## Understanding the proof of theorem 2.1 from the paper "Efficient reductions for imitation learning"

2

I am trying to understand the proof of theorem 2.1 from this paper:

Ross, Stéphane, and Drew Bagnell. "Efficient reductions for imitation learning." Proceedings of the thirteenth international conference on artificial intelligence and statistics. 2010.

The cost-to-go is given as

$$J(\pi) = \sum_{t=1}^{T}\mathbb{E}_{s\,\sim\, d^t_{\pi}(s)}\left[C_\pi(s)\right].$$

In the paper they use $$\hat{\pi}=\pi$$ for the learned policy and $$\pi^*$$ for the expert policy.

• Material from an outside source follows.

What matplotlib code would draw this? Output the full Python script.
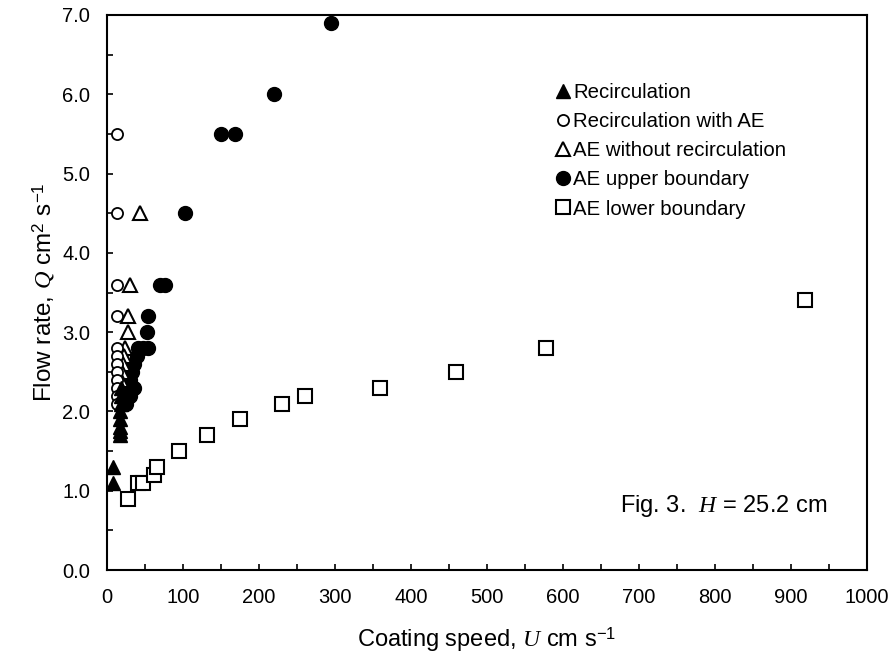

In the derivation they write

$$J(\pi)\leq \sum_{t=1}^{T}\{ p_{t-1}\mathbb{E}_{s\, \sim \, d_t(s)}\left[C_\pi(s) \right]+(1-p_{t-1})\}$$ $$\leq \sum_{t=1}^{T}\{ p_{t-1}\mathbb{E}_{s\, \sim \, d_t(s)}\left[C_{\pi^*}(s) \right]+p_{t-1}{\ell_t(s,\pi)}+(1-p_{t-1})\},$$

in which $$p_{t-1}$$ is the probability of not not making an error with policy $$\pi$$ up to the time $$t-1$$. And $$\ell$$ is the surrogate 0-1 loss.

The following steps are easy to follow, but how did they come up with these steps?